While other circuits have held that statutes with language akin to “vehicle adapted for overnight accommodation” do not encompass generic burglary, this determination has not been without debate and
An excellent example of the debate associated with this issue is Stitt. In Stitt, the court concluded that Taylor proscribed “all things mobile or transitory” from generic burglary. 860 F.3d at 859. Judge Sutton, writing for himself and five other judges in dissent, disagreed with this characterization of Taylor. Id. at 876 (Sutton, J., dissenting). Judge Sutton replied that the “no-vehicles-or-tents rule implies that every state‘s basic burglary statute is non-generic,” essentially “render[ing] generic burglary a null set.” Id. at 880-81. He argued that this result is not required; “we should give the Court and Congress more credit” than understanding Taylor and the ACCA to mandate an essentially toothless statute. Id. at 881. As Judge Sutton so aptly put it, “[i]t‘s a strange genus that doesn‘t include any species.” Id. at 880.
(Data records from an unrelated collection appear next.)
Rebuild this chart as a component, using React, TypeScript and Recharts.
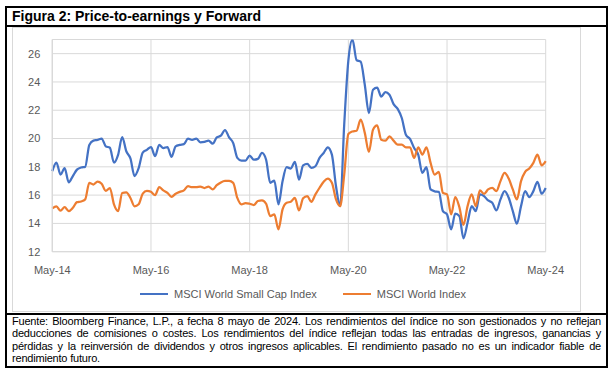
import { LineChart, Line, XAxis, YAxis, CartesianGrid, Legend } from "recharts";

// monthly points, May-14 .. May-24
const smallCap = [
  17.7, 18.3, 17.45, 17.9, 16.9, 17.35, 17.8, 17.95, 18.0, 19.55, 19.85, 19.9,
  20.0, 19.45, 19.35, 18.3, 18.85, 20.1, 19.1, 18.6, 17.35, 17.9, 19.0, 19.2,
  19.4, 18.75, 19.55, 19.33, 19.4, 18.7, 19.45, 19.55, 19.6, 19.99, 19.9, 20.0,
  19.73, 19.76, 19.85, 19.64, 20.08, 20.2, 20.6, 20.08, 19.68, 18.63, 18.44, 18.44,
  18.8, 18.5, 18.56, 18.98, 18.5, 16.87, 17.03, 15.34, 16.98, 17.97, 17.88, 18.35,
  17.1, 18.1, 18.2, 17.92, 18.04, 18.63, 18.98, 19.38, 18.86, 16.63, 15.22, 21.0,
  25.5, 27.0, 25.55, 25.43, 23.8, 21.8, 23.45, 23.6, 22.97, 23.28, 23.1, 22.43,
  22.1, 21.45, 20.27, 19.97, 19.33, 18.86, 17.57, 17.97, 16.4, 16.27, 16.23, 14.87,
  14.64, 13.58, 14.69, 14.52, 12.95, 14.05, 15.22, 14.87, 16.05, 15.93, 15.62, 15.46,
  14.92, 15.7, 16.28, 15.81, 14.87, 13.98, 15.22, 16.28, 15.86, 16.28, 16.94, 16.1,
  16.5,
];

const world = [
  15.06, 15.2, 14.9, 15.15, 14.87, 15.1, 15.5, 15.55, 15.7, 16.87, 16.75, 16.95,
  16.8, 16.3, 16.5, 15.35, 14.87, 16.15, 16.2, 15.8, 15.2, 15.35, 16.1, 16.3,
  16.23, 16.0, 16.56, 16.33, 16.16, 15.88, 16.1, 16.23, 16.33, 16.63, 16.56, 16.56,
  16.6, 16.5, 16.6, 16.4, 16.7, 16.9, 17.0, 17.0, 16.87, 15.8, 15.35, 15.44,
  15.39, 15.3, 15.58, 15.63, 15.39, 14.52, 14.64, 13.58, 14.99, 15.46, 15.53, 15.8,
  14.92, 15.77, 15.93, 15.53, 16.05, 16.52, 16.94, 17.17, 16.87, 15.7, 15.22, 17.45,
  20.32, 20.5, 20.55, 21.33, 20.4, 19.05, 20.62, 20.93, 19.92, 19.85, 20.15, 19.85,
  19.57, 19.57, 19.38, 19.38, 18.63, 19.38, 18.86, 19.38, 18.28, 17.45, 17.65, 16.16,
  16.05, 14.64, 15.86, 15.15, 13.89, 15.22, 16.05, 15.22, 16.33, 16.09, 16.4, 16.52,
  16.28, 16.99, 17.57, 17.17, 16.4, 15.7, 16.99, 17.65, 17.88, 18.28, 18.86, 18.1,
  18.4,
];

const monthNames = ["Jan", "Feb", "Mar", "Apr", "May", "Jun", "Jul", "Aug", "Sep", "Oct", "Nov", "Dec"];
const xTicks = ["May-14", "May-16", "May-18", "May-20", "May-22", "May-24"];
const yTicks = [12, 14, 16, 18, 20, 22, 24, 26];
const seriesOrder = ["MSCI World Small Cap Index", "MSCI World Index"];

const data = smallCap.map((v, i) => {
  const mi = 4 + i;
  const yr = 14 + Math.floor(mi / 12);
  return {
    month: `${monthNames[mi % 12]}-${yr}`,
    smallCap: v,
    world: world[i],
  };
});

const footerLines = [
  "Fuente: Bloomberg Finance, L.P., a fecha 8 mayo de 2024. Los rendimientos del índice no son gestionados y no reflejan",
  "deducciones de comisiones o costes. Los rendimientos del índice reflejan todas las entradas de ingresos, ganancias y",
  "pérdidas y la reinversión de dividendos y otros ingresos aplicables. El rendimiento pasado no es un indicador fiable de",
  "rendimiento futuro.",
];

const FONT = "'Liberation Sans', Arial, sans-serif";
const tickStyle = { fill: "#595959", fontSize: 11, fontFamily: FONT };

const renderLegend = (props: any) => {
  const items = [...(props.payload || [])].sort(
    (a: any, b: any) => seriesOrder.indexOf(a.value) - seriesOrder.indexOf(b.value)
  );
  return (
    <div style={{ display: "flex", justifyContent: "flex-start", paddingLeft: 140, fontFamily: FONT, fontSize: 11, color: "#595959" }}>
      {items.map((p: any, i: number) => (
        <div key={p.value} style={{ display: "flex", alignItems: "center", marginRight: i === 0 ? 26 : 0 }}>
          <span style={{ display: "inline-block", width: 28, height: 2, background: p.color, marginRight: 6 }} />
          <span>{p.value}</span>
        </div>
      ))}
    </div>
  );
};

export default function App() {
  return (
    <div style={{ position: "fixed", left: 0, top: 0, width: 611, height: 369, background: "#fff", fontFamily: FONT }}>
      {/* outer frame */}
      <div style={{ position: "absolute", left: 5, top: 6, width: 599, height: 358, border: "2px solid #000" }} />
      <div style={{ position: "absolute", left: 5, top: 25, width: 603, height: 2, background: "#000" }} />
      <div style={{ position: "absolute", left: 5, top: 313, width: 603, height: 2, background: "#000" }} />
      {/* excel chart border */}
      <div style={{ position: "absolute", left: 12, top: 27, width: 567, height: 283, border: "1px solid #d9d9d9" }} />

      <div style={{ position: "absolute", left: 12, top: 8, fontSize: 14, fontWeight: "bold", color: "#000", lineHeight: "17px" }}>
        Figura 2: Price-to-earnings y Forward
      </div>

      <div style={{ position: "absolute", left: 0, top: 0 }}>
        <LineChart width={611} height={369} data={data} margin={{ top: 39.5, right: 65.3, bottom: 87.3, left: 12.3 }}>
          <CartesianGrid stroke="#d9d9d9" strokeWidth={1} />
          <XAxis
            dataKey="month"
            ticks={xTicks}
            interval={0}
            stroke="#d9d9d9"
            tickLine={false}
            tick={tickStyle}
            tickMargin={8}
            height={30}
          />
          <YAxis
            domain={[12, 27]}
            ticks={yTicks}
            stroke="#d9d9d9"
            tickLine={false}
            tick={tickStyle}
            tickMargin={6}
            width={40}
            allowDataOverflow
          />
          <Legend verticalAlign="middle" layout="horizontal" content={renderLegend} wrapperStyle={{ top: 288, left: 0, width: 611 }} />
          <Line
            type="monotone"
            dataKey="smallCap"
            name="MSCI World Small Cap Index"
            stroke="#4472C4"
            strokeWidth={2.25}
            dot={false}
            isAnimationActive={false}
          />
          <Line
            type="monotone"
            dataKey="world"
            name="MSCI World Index"
            stroke="#ED7D31"
            strokeWidth={2.25}
            dot={false}
            isAnimationActive={false}
          />
        </LineChart>
      </div>

      <div style={{ position: "absolute", left: 12, top: 315, width: 589, fontSize: 11, lineHeight: "12.3px", color: "#000", letterSpacing: -0.2 }}>
        {footerLines.map((l, i) => (
          <div
            key={i}
            style={{ whiteSpace: "nowrap", textAlign: i < footerLines.length - 1 ? "justify" : "left", textAlignLast: i < footerLines.length - 1 ? "justify" : "left" }}
          >
            {l}
          </div>
        ))}
      </div>
    </div>
  );
}
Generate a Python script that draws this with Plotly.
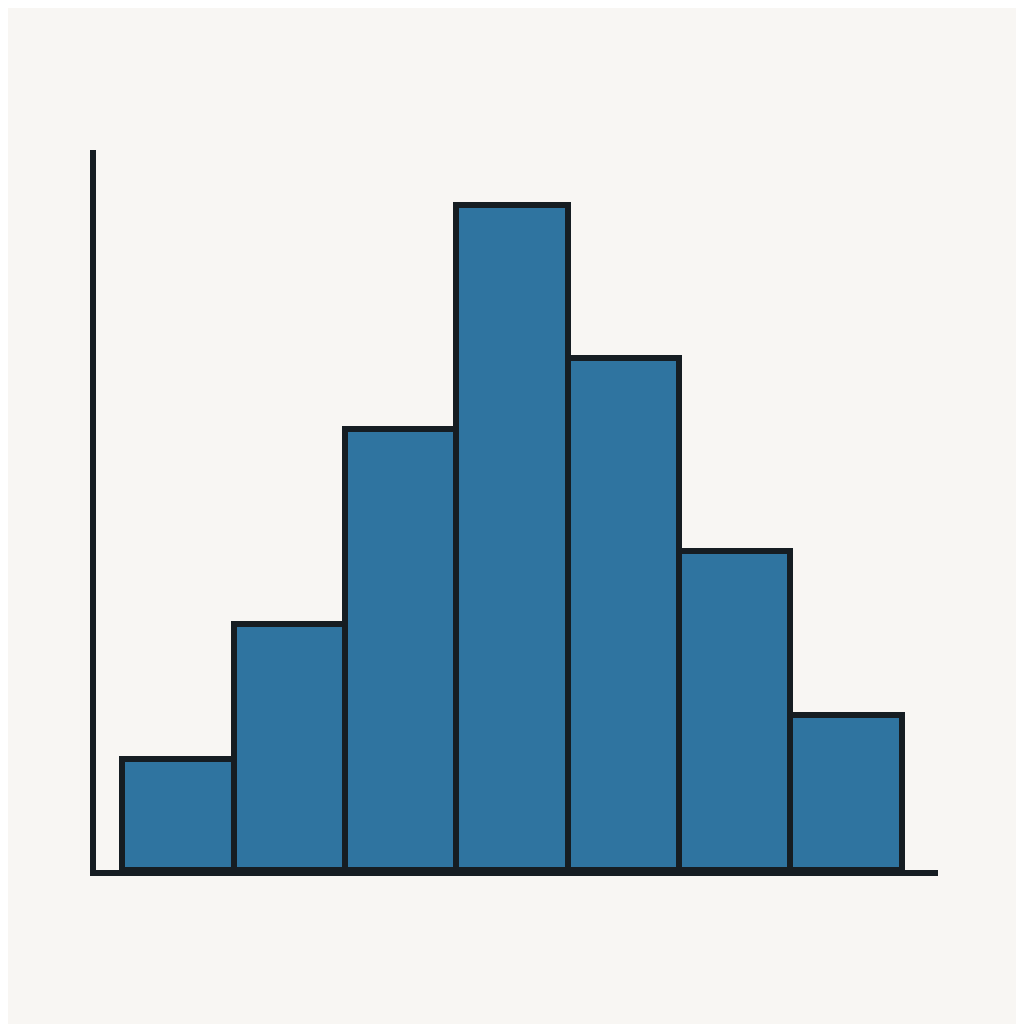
import plotly.graph_objects as go

bins = [0, 1, 2, 3, 4, 5, 6]
counts = [5.0, 11.1, 19.9, 30.0, 23.1, 14.4, 7.0]

fig = go.Figure(go.Bar(
    x=bins, y=counts, width=1,
    marker=dict(color="#2f74a0", line=dict(color="#161d22", width=6)),
))
fig.update_layout(
    width=1024, height=1024,
    paper_bgcolor="#f8f6f3", plot_bgcolor="#f8f6f3",
    margin=dict(l=88, r=94, t=142, b=162),
    bargap=0, showlegend=False,
    xaxis=dict(range=[-0.738, 6.828], showgrid=False, zeroline=False, showticklabels=False,
               ticks="", showline=True, linecolor="#161d22", linewidth=6),
    yaxis=dict(range=[0, 32.5], showgrid=False, zeroline=False, showticklabels=False,
               ticks="", showline=True, linecolor="#161d22", linewidth=6),
)
fig.write_html("out.html")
Lacking a clear consensus, we are thus brought back to our analysis of Taylor, mindful that we need not leave common sense at the door. Both Congress‘s and Taylor‘s intent seem clear – to protect the public from career criminals that commit or have committed potentially violent felonies. Even setting aside the statutes that (a) are likely considered overbroad due to the inclusion of routine vehicles or (b) are potentially divisible, 25 states’ statutes include provisions protecting vehicles adapted or used for habitation.15 The number mushrooms when you add back in the potentially divisible statutes (7 states16) and the statutes already overbroad due to the inclusion of vehicles, or a state court‘s reading of the statute in a way that is overbroad (9 states17). This is not, of course, a binding declaration as to whether those statutes are non-generic or divisible; additional analysis would have to be done. But that so many states’ statutes would be in question ought to give us pause. We should not impute to Congress such a jarring outcome in the absence of a clear
requirement under the law to do so. Careful consideration of Supreme Court precedent plus common sense dictate that this cannot be the result.
Accordingly, I would affirm, and I respectfully dissent from the court‘s determination not to do so.